_Task details:_ Return all the data below as it stands, minus the pictures.

_Data lines:_

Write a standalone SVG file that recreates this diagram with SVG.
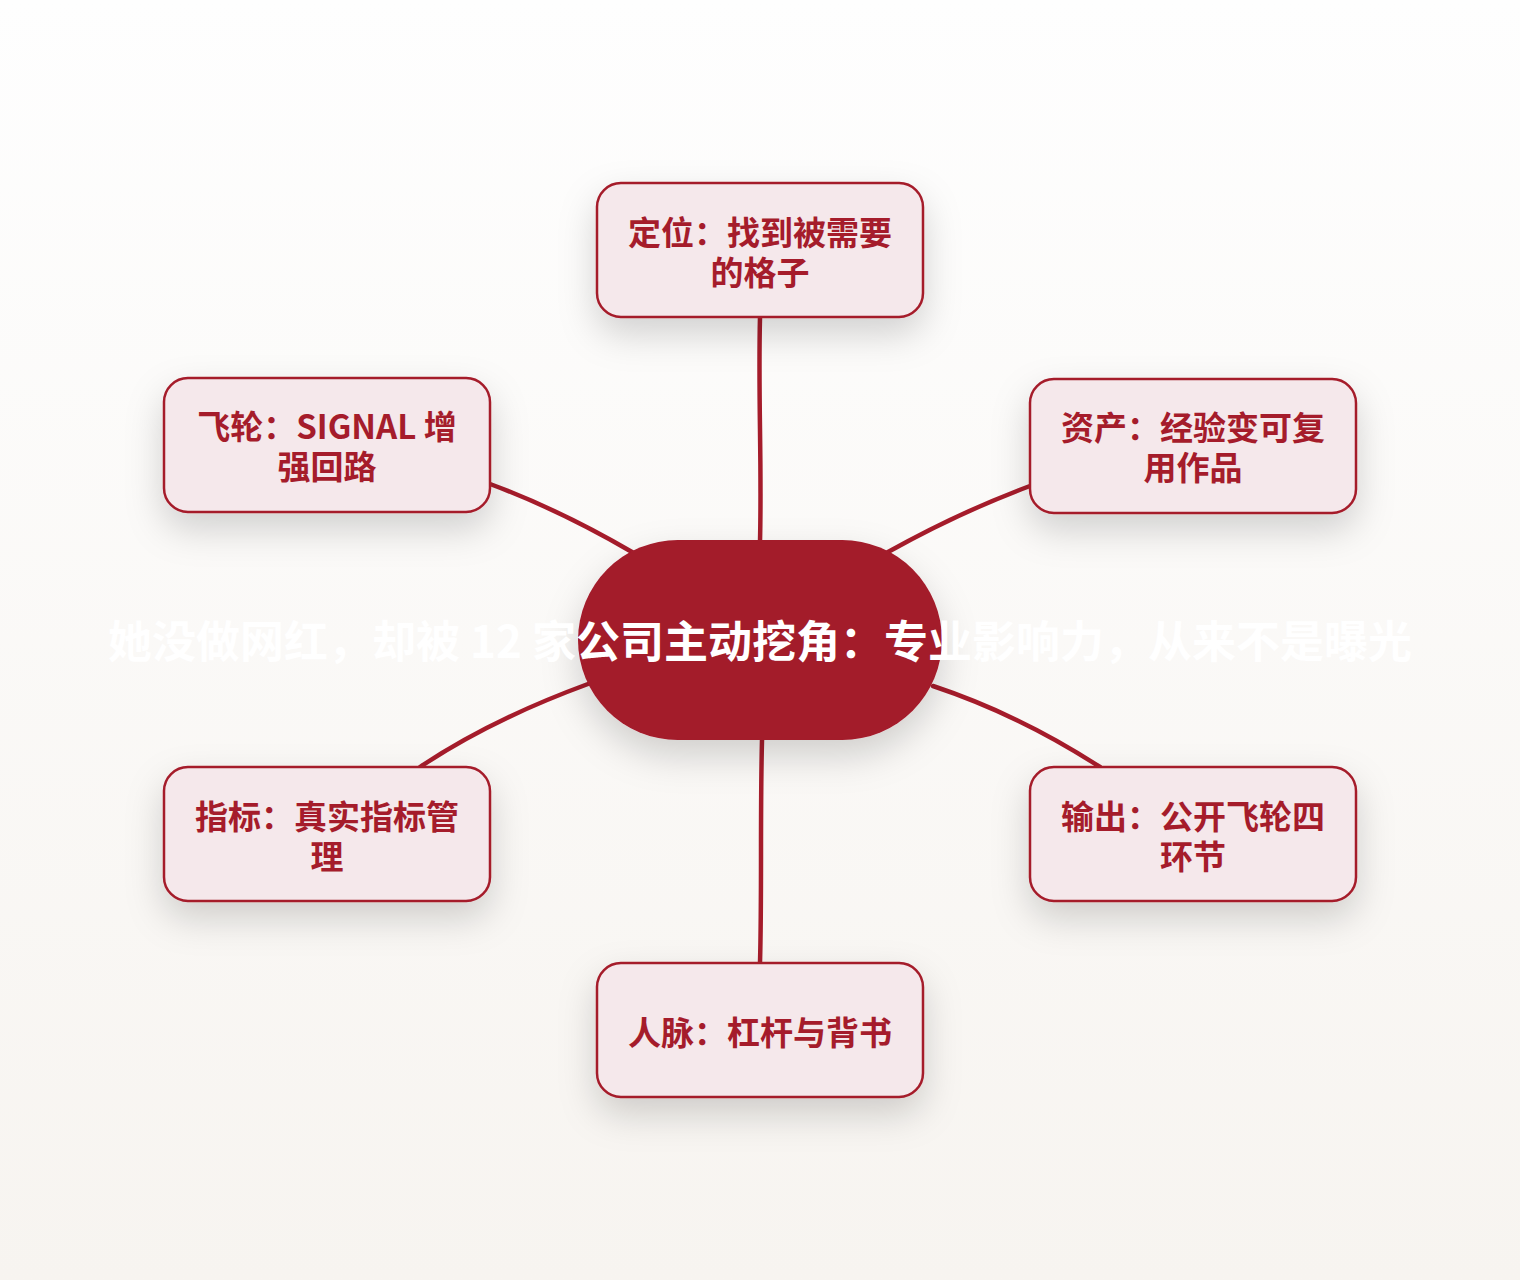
<svg xmlns="http://www.w3.org/2000/svg" width="1520" height="1280" viewBox="0 0 1520 1280">
<defs>
<linearGradient id="bg" x1="0" y1="0" x2="0" y2="1">
<stop offset="0" stop-color="#fefefe"/>
<stop offset="1" stop-color="#f7f4f0"/>
</linearGradient>
<filter id="sh" x="-40%" y="-40%" width="180%" height="200%">
<feDropShadow dx="0" dy="16" stdDeviation="18" flood-color="#000" flood-opacity="0.17"/>
</filter>
<style>
.node rect{fill:#f5e8eb;stroke:#a51c2b;stroke-width:2.5;filter:url(#sh)}
.node text{fill:#a51c2b;font-family:"Noto Sans CJK SC","Liberation Sans",sans-serif;font-weight:700;font-size:33px;text-anchor:middle}
.conn path{fill:none;stroke:#a51c2b;stroke-width:4.5;stroke-linecap:round}
.title{fill:#ffffff;font-family:"Noto Sans CJK SC","Liberation Sans",sans-serif;font-weight:700;font-size:44px;text-anchor:middle}
</style>
</defs>
<rect width="1520" height="1280" fill="url(#bg)"/>
<g id="connectors" class="conn">
<path d="M760,317 C758,400 762,460 760,542"/>
<path d="M490,484 Q560,510 632,552"/>
<path d="M1030,486 Q960,512 888,552"/>
<path d="M420,767 Q490,720 588,684"/>
<path d="M1100,767 Q1020,715 933,686"/>
<path d="M762,740 C760,820 762,890 760,963"/>
</g>
<g id="center">
<rect x="578" y="540" width="364" height="200" rx="100" fill="#a31a2a" filter="url(#sh)"/>
<text class="title" x="760" y="658">她没做网红，却被 12 家公司主动挖角：专业影响力，从来不是曝光</text>
</g>
<g id="n-top" class="node">
<rect x="597" y="183" width="326" height="134" rx="24"/>
<text x="760" y="245">定位：找到被需要</text>
<text x="760" y="285">的格子</text>
</g>
<g id="n-lu" class="node">
<rect x="164" y="378" width="326" height="134" rx="24"/>
<text x="327" y="439">飞轮：SIGNAL 增</text>
<text x="327" y="479">强回路</text>
</g>
<g id="n-ru" class="node">
<rect x="1030" y="379" width="326" height="134" rx="24"/>
<text x="1193" y="440">资产：经验变可复</text>
<text x="1193" y="480">用作品</text>
</g>
<g id="n-ll" class="node">
<rect x="164" y="767" width="326" height="134" rx="24"/>
<text x="327" y="829">指标：真实指标管</text>
<text x="327" y="869">理</text>
</g>
<g id="n-rl" class="node">
<rect x="1030" y="767" width="326" height="134" rx="24"/>
<text x="1193" y="829">输出：公开飞轮四</text>
<text x="1193" y="869">环节</text>
</g>
<g id="n-bottom" class="node">
<rect x="597" y="963" width="326" height="134" rx="24"/>
<text x="760" y="1045">人脉：杠杆与背书</text>
</g>
</svg>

_Full output:_
Write a standalone SVG file that recreates this diagram with SVG.
<svg xmlns="http://www.w3.org/2000/svg" width="1520" height="1280" viewBox="0 0 1520 1280">
<defs>
<linearGradient id="bg" x1="0" y1="0" x2="0" y2="1">
<stop offset="0" stop-color="#fefefe"/>
<stop offset="1" stop-color="#f7f4f0"/>
</linearGradient>
<filter id="sh" x="-40%" y="-40%" width="180%" height="200%">
<feDropShadow dx="0" dy="16" stdDeviation="18" flood-color="#000" flood-opacity="0.17"/>
</filter>
<style>
.node rect{fill:#f5e8eb;stroke:#a51c2b;stroke-width:2.5;filter:url(#sh)}
.node text{fill:#a51c2b;font-family:"Noto Sans CJK SC","Liberation Sans",sans-serif;font-weight:700;font-size:33px;text-anchor:middle}
.conn path{fill:none;stroke:#a51c2b;stroke-width:4.5;stroke-linecap:round}
.title{fill:#ffffff;font-family:"Noto Sans CJK SC","Liberation Sans",sans-serif;font-weight:700;font-size:44px;text-anchor:middle}
</style>
</defs>
<rect width="1520" height="1280" fill="url(#bg)"/>
<g id="connectors" class="conn">
<path d="M760,317 C758,400 762,460 760,542"/>
<path d="M490,484 Q560,510 632,552"/>
<path d="M1030,486 Q960,512 888,552"/>
<path d="M420,767 Q490,720 588,684"/>
<path d="M1100,767 Q1020,715 933,686"/>
<path d="M762,740 C760,820 762,890 760,963"/>
</g>
<g id="center">
<rect x="578" y="540" width="364" height="200" rx="100" fill="#a31a2a" filter="url(#sh)"/>
<text class="title" x="760" y="658">她没做网红，却被 12 家公司主动挖角：专业影响力，从来不是曝光</text>
</g>
<g id="n-top" class="node">
<rect x="597" y="183" width="326" height="134" rx="24"/>
<text x="760" y="245">定位：找到被需要</text>
<text x="760" y="285">的格子</text>
</g>
<g id="n-lu" class="node">
<rect x="164" y="378" width="326" height="134" rx="24"/>
<text x="327" y="439">飞轮：SIGNAL 增</text>
<text x="327" y="479">强回路</text>
</g>
<g id="n-ru" class="node">
<rect x="1030" y="379" width="326" height="134" rx="24"/>
<text x="1193" y="440">资产：经验变可复</text>
<text x="1193" y="480">用作品</text>
</g>
<g id="n-ll" class="node">
<rect x="164" y="767" width="326" height="134" rx="24"/>
<text x="327" y="829">指标：真实指标管</text>
<text x="327" y="869">理</text>
</g>
<g id="n-rl" class="node">
<rect x="1030" y="767" width="326" height="134" rx="24"/>
<text x="1193" y="829">输出：公开飞轮四</text>
<text x="1193" y="869">环节</text>
</g>
<g id="n-bottom" class="node">
<rect x="597" y="963" width="326" height="134" rx="24"/>
<text x="760" y="1045">人脉：杠杆与背书</text>
</g>
</svg>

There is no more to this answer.